Kolumne: Vorbild Deutschland
- Tomas Lundin
- 23. Mai 2012
- 2 Min. Lesezeit

Selten so glückliche junge Menschen gesehen wie im Musikvideo „Azubi-Song“ von Ikea. Zusammen mit der Gruppe Dockchair Orange rocken sie,was das Zeug hält und singen dazu „Oh, we found a home!“. Eine Ausbildung bei Ikea macht eben jede Menge Spaß, lässt das Möbelhaus auf seiner Homepage wissen. Spaß muss sein. Aber ist eine Lehrlingsausbildung auch wirklich noch zeitgemäß? Das Bild vom Lehrling, der immer nur Bier holt und nicht wirklich etwas lernt, ist sicher nicht mehr zutreffend. Nur, wird die Ausbildung im Betrieb den Anforderungen der modernen Wissensgesellschaft und dem globalen Konkurrenzdruck noch gerecht? Die Debatte läuft auf vollen Touren. Nicht in Deutschland, sondern in Schweden, wo die Jugendarbeitslosigkeit, das Schulsystem und die Berufsausbildung mit Sicherheit zu den heißesten Themen im Wahlkampf 2014 gehören werden. Denn im Vergleich zu Deutschland, Österreich und den Niederlanden ist die Arbeitslosigkeit in der Altersgruppe bis 25 Jahren in Schweden grob gerechnet drei Mal so hoch und auch deutlich höher als im Nachbarland Dänemark. Gemeinsam für diese Spitzengruppe der Länder mit Jugendarbeitslosigkeit unter oder knapp über 10 Prozent ist das System der Lehrlingsausbildung. Ob es auch die Ursache ist, steht auf einem anderen Blatt. Für die bürgerliche Regierung in Stockholm scheint es dennoch so etwas wie eine Wundermedizin zu sein. In einem Gesetzentwurf will Arbeitsmarktminister Hillevi Engström ein „System wie in Deutschland. Österreich und den Niederlanden“ einführen. Damit soll ein Hauptproblem des schwedischen Ausbildungssystems ausgeräumt werden: die Theorielastigkeit des Gymnasiums und die Fokussierung auf Ausbildungen, die zur Hochschulberechtigung führen.

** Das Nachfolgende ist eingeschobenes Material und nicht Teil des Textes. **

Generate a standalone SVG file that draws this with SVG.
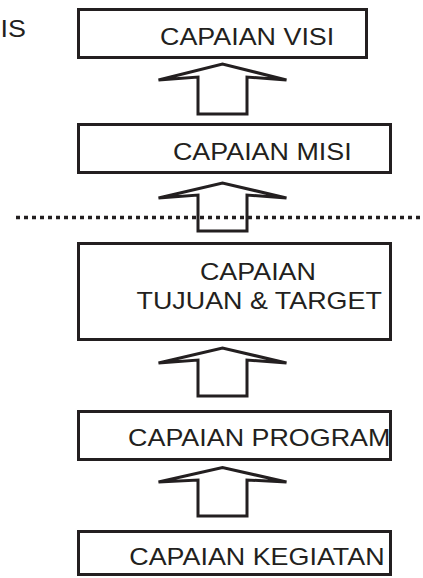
<svg xmlns="http://www.w3.org/2000/svg" width="423" height="578" viewBox="0 0 423 578">
<style>
.box{fill:#fff;stroke:#231f20;stroke-width:3}
.lbl{font-family:"Liberation Sans",Arial,Helvetica,sans-serif;font-size:23.5px;fill:#231f20}
.arr{fill:none;stroke:#231f20;stroke-width:3;stroke-linejoin:miter}
.sep{stroke:#231f20;stroke-width:3.5;stroke-dasharray:4 4;fill:none}
</style>
<rect width="423" height="578" fill="#fff"/>
<text class="lbl" transform="scale(1.144,1)" x="0.5" y="37">IS</text>
<g id="visi">
<rect class="box" x="78.5" y="9.5" width="288" height="48"/>
<text class="lbl" transform="scale(1.144,1)" x="139.9" y="45">CAPAIAN VISI</text>
</g>
<g id="misi">
<rect class="box" x="78.5" y="124.5" width="312" height="48"/>
<text class="lbl" transform="scale(1.144,1)" x="151.2" y="160">CAPAIAN MISI</text>
</g>
<g id="tujuan">
<rect class="box" x="78.5" y="243.5" width="312" height="96"/>
<text class="lbl" transform="scale(1.144,1)" x="174.8" y="280">CAPAIAN</text>
<text class="lbl" transform="scale(1.144,1)" x="119.3" y="309">TUJUAN &amp; TARGET</text>
</g>
<g id="program">
<rect class="box" x="78.5" y="411.5" width="312" height="48"/>
<text class="lbl" transform="scale(1.144,1)" x="112" y="446">CAPAIAN PROGRAM</text>
</g>
<g id="kegiatan">
<rect class="box" x="78.5" y="531.5" width="312" height="43"/>
<text class="lbl" transform="scale(1.144,1)" x="113" y="565">CAPAIAN KEGIATAN</text>
</g>
<g id="connectors">
<path class="arr" d="M198 114V77L158.5 80L222.5 64L286.5 80L247 77V114Z"/>
<path class="arr" d="M198 231V195L158.5 198L222.5 183L286.5 198L247 195V231Z"/>
<path class="arr" d="M198 396V360L158.5 363L222.5 348L286.5 363L247 360V396Z"/>
<path class="arr" d="M198 516V480L158.5 482L222.5 467.5L286.5 482L247 480V516Z"/>
<line class="sep" x1="16" y1="217.5" x2="421" y2="217.5"/>
</g>
</svg>
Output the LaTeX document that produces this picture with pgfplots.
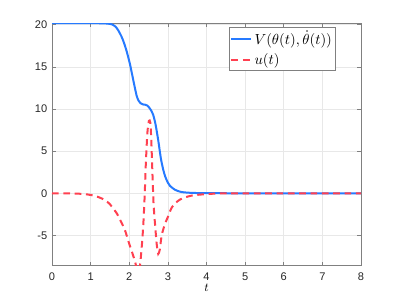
\documentclass[border=0pt]{standalone}
\usepackage{fontspec}
\setmainfont{Liberation Sans}
\usepackage{pgfplots}
\pgfplotsset{compat=1.18}
\definecolor{vblue}{RGB}{38,122,255}
\definecolor{ured}{RGB}{255,64,80}
\definecolor{axgray}{RGB}{128,128,128}
\definecolor{ticktext}{RGB}{38,38,38}
\begin{document}
\begin{tikzpicture}
\useasboundingbox (-39pt,-25pt) rectangle (260.25pt,199.3pt);
\begin{axis}[
  scale only axis,
  width=231.75pt, height=182pt,
  xmin=0, xmax=8, ymin=-8.6, ymax=20.2,
  xtick={0,1,...,8}, ytick={-5,0,5,10,15,20},
  grid=major,
  major grid style={draw=black!9, line width=0.4pt},
  axis line style={draw=axgray, line width=0.5pt},
  tick style={draw=axgray, line width=0.5pt},
  tick align=inside,
  major tick length=3pt,
  /pgf/number format/assume math mode=true,
  tick label style={font=\fontsize{8.3}{9}\selectfont, text=ticktext},
  xticklabel style={yshift=-1.5pt},
  xlabel={$t$},
  xlabel style={font=\fontsize{9.5}{10}\selectfont, yshift=4pt},
  legend style={at={(0.919,0.985)}, anchor=north east, draw=axgray, fill=white,
    font=\fontsize{10.5}{12}\selectfont, inner sep=0.8pt, row sep=1.5pt, line width=0.5pt},
  legend cell align=left,
  legend image post style={xscale=0.85},
]
\addplot[vblue, line width=1.5pt, smooth, tension=0.4] coordinates {
(0,20.2) (0.6,20.2) (1.2,20.18) (1.4,20.15) (1.55,20.05) (1.65,19.75) (1.72,19.3)
(1.8,18.6) (1.86,17.9) (1.93,16.9) (2.02,15.3) (2.11,13.3) (2.19,11.6) (2.24,11.0)
(2.29,10.7) (2.35,10.55) (2.42,10.5) (2.47,10.4) (2.52,10.15) (2.57,9.8)
(2.62,9.3) (2.68,8.2) (2.75,6.3) (2.82,4.1) (2.88,2.8) (2.93,2.0) (3.0,1.25)
(3.06,0.85) (3.19,0.4) (3.35,0.15) (3.6,0.05) (4,0.01) (5,0) (8,0)
};
\addlegendentry{$V(\theta(t),\dot{\theta}(t))$}
\addplot[ured, line width=1.5pt, dash pattern=on 5pt off 3.5pt, smooth, tension=0.4] coordinates {
(0,0) (0.5,-0.02) (0.8,-0.08) (1.0,-0.2) (1.2,-0.45) (1.37,-0.8) (1.5,-1.3) (1.6,-1.9)
(1.68,-2.4) (1.78,-3.3) (1.89,-4.4) (2.0,-6.0) (2.08,-7.1) (2.15,-8.1) (2.19,-8.9)
(2.23,-9.3) (2.27,-8.9) (2.30,-7.6) (2.34,-5.4) (2.37,-3.2) (2.40,-0.2) (2.43,3.6)
(2.47,7.2) (2.51,8.6) (2.545,8.4) (2.57,6.4) (2.60,2.4) (2.63,-1.3) (2.67,-3.8)
(2.71,-6.0) (2.75,-7.2) (2.79,-6.7) (2.84,-5.0) (2.92,-3.7) (3.01,-2.7) (3.1,-1.7)
(3.25,-0.95) (3.4,-0.55) (3.66,-0.24) (4.0,-0.1) (4.3,-0.03) (5,0) (8,0)
};
\addlegendentry{$u(t)$}
\end{axis}
\end{tikzpicture}
\end{document}
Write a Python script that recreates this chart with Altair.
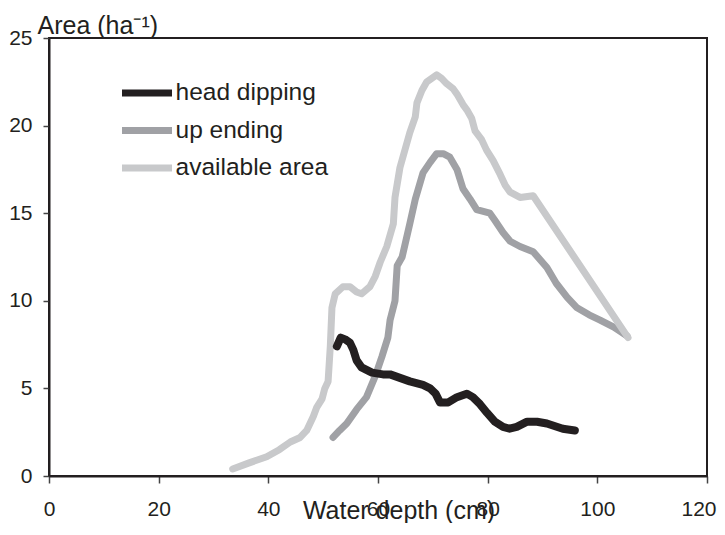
import altair as alt
import pandas as pd

# ---- data ----
depth_available = [33.5, 36.5, 39.7, 42.0, 44.0, 45.8, 47.0, 48.2, 48.8, 49.8, 50.3, 50.9,
                   51.3, 51.6, 52.2, 53.6, 54.9, 56.1, 57.0, 58.5, 59.5, 60.4, 61.6, 62.8,
                   63.1, 64.0, 64.9, 65.8, 66.8, 67.1, 68.0, 68.9, 70.7, 71.6, 72.5, 73.7,
                   74.4, 75.5, 76.2, 77.1, 77.7, 78.9, 79.8, 81.0, 82.3, 83.2, 84.1, 85.9,
                   88.3, 105.6]
area_available = [0.4, 0.75, 1.1, 1.5, 1.94, 2.2, 2.6, 3.4, 3.9, 4.4, 5.0, 5.4,
                  7.4, 9.6, 10.4, 10.8, 10.8, 10.5, 10.4, 10.8, 11.4, 12.2, 13.1, 14.4,
                  15.9, 17.6, 18.6, 19.6, 20.5, 21.3, 22.0, 22.5, 22.9, 22.7, 22.4, 22.1,
                  21.8, 21.2, 20.9, 20.4, 19.7, 19.2, 18.6, 18.0, 17.2, 16.6, 16.2, 15.9,
                  16.0, 7.9]

depth_upending = [51.8, 53.0, 54.3, 56.1, 57.9, 59.5, 60.7, 61.8, 62.2, 63.1, 63.5, 64.4,
                  65.8, 66.8, 68.2, 69.5, 70.7, 71.9, 73.1, 74.4, 75.5, 76.8, 78.0, 80.4,
                  81.3, 82.8, 84.1, 85.9, 88.3, 90.8, 92.5, 94.5, 96.3, 98.5, 100.5, 103.0,
                  105.4]
area_upending = [2.2, 2.6, 3.0, 3.8, 4.5, 5.7, 6.8, 7.9, 8.9, 10.0, 12.0, 12.5,
                 14.4, 15.8, 17.3, 17.9, 18.4, 18.4, 18.2, 17.5, 16.4, 15.8, 15.2, 15.0,
                 14.6, 13.9, 13.4, 13.1, 12.8, 11.9, 11.0, 10.2, 9.6, 9.2, 8.9, 8.5,
                 8.0]

depth_headdip = [52.5, 53.2, 54.0, 54.9, 55.5, 56.1, 57.0, 58.9, 60.9, 62.2, 64.0, 65.8,
                 68.2, 69.5, 70.5, 71.3, 72.8, 74.4, 76.2, 77.3, 78.6, 79.9, 81.3, 82.8,
                 84.0, 85.3, 87.2, 89.0, 90.8, 93.7, 95.9]
area_headdip = [7.4, 7.9, 7.8, 7.6, 7.2, 6.6, 6.2, 5.9, 5.8, 5.8, 5.6, 5.4,
                5.2, 5.0, 4.7, 4.2, 4.2, 4.5, 4.7, 4.5, 4.1, 3.6, 3.1, 2.8,
                2.7, 2.8, 3.1, 3.1, 3.0, 2.7, 2.6]

series_names = ["head dipping", "up ending", "available area"]
series_colors = ["#231f20", "#a0a1a5", "#c8c9cb"]
x_ticks = [0, 20, 40, 60, 80, 100, 120]
y_ticks = [0, 5, 10, 15, 20, 25]

frames = []
for name, xs, ys in [("head dipping", depth_headdip, area_headdip),
                     ("up ending", depth_upending, area_upending),
                     ("available area", depth_available, area_available)]:
    frames.append(pd.DataFrame({"depth": xs, "area": ys, "series": name,
                                "idx": range(len(xs))}))
df = pd.concat(frames, ignore_index=True)

FONT = "Liberation Sans"
INK = "#231f20"

last_tick = "datum.value === 120"
x_enc = alt.X("depth:Q",
              scale=alt.Scale(domain=[0, 120], nice=False, zero=False),
              axis=alt.Axis(values=x_ticks, title="Water depth (cm)", grid=False,
                            tickSize=7, labelPadding=15, labelFontSize=21,
                            labelAlign={"condition": {"test": last_tick, "value": "right"},
                                        "value": "center"},
                            labelOffset={"condition": {"test": last_tick, "value": 9},
                                         "value": 0},
                            titleFontSize=25, titleX=349.5, titleY=42,
                            titleAlign="center", titleBaseline="alphabetic"))
y_enc = alt.Y("area:Q",
              scale=alt.Scale(domain=[0, 25], nice=False),
              axis=alt.Axis(values=y_ticks, title="Area (ha⁻¹)", grid=False,
                            tickSize=6, labelPadding=11, labelFontSize=21,
                            titleFontSize=25, titleAngle=0, titleX=-12, titleY=-5,
                            titleAlign="left", titleBaseline="alphabetic"))
color_enc = alt.Color("series:N",
                      scale=alt.Scale(domain=series_names, range=series_colors),
                      legend=alt.Legend(title=None, orient="none", legendX=69.5, legendY=40))

base = alt.Chart(df)


def layer(name, width):
    return (base.transform_filter(alt.datum.series == name)
            .mark_line(strokeWidth=width, strokeCap="round", strokeJoin="round")
            .encode(x=x_enc, y=y_enc, color=color_enc, order="idx:Q"))


chart = alt.layer(
    layer("up ending", 7),
    layer("available area", 7),
    layer("head dipping", 8),
).properties(
    width=658, height=438,
    autosize=alt.AutoSizeParams(type="none"),
    padding={"left": 41, "top": 30, "right": 10, "bottom": 47},
).configure(
    font=FONT,
).configure_view(
    stroke=INK, strokeWidth=2,
).configure_axis(
    domainColor=INK, domainWidth=2, tickColor="#444444", tickWidth=1.5,
    labelColor=INK, titleColor=INK, labelFont=FONT, titleFont=FONT,
    titleFontWeight="normal",
).configure_legend(
    symbolType="stroke", symbolSize=2500, symbolStrokeWidth=7,
    clipHeight=30, rowPadding=7.5, labelFontSize=24.5, labelFont=FONT,
    labelColor=INK, labelOffset=0, padding=0, labelLimit=400,
)

chart.save("out.html", embed_options={"renderer": "svg", "actions": False})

Nicht nur für die Arbeitgeber ist dies ein Problem. Jugendliche, die durch die Schulraster fallen, haben es in Schweden noch schwerer als in Deutschland. „Wir nehmen auch junge Leute ohne Schulabschluss als Lehrlinge. In der Probezeit können sie zeigen was sie draufhaben“, sagte mir neulich Ulrich Reifenhäuser vom mittelständischen Weltmarktführer für Maschinen der Kunststoffverarbeitung, der Reifenhäuser-Gruppe. In Schweden wird ihnen diese Chance nicht gegeben.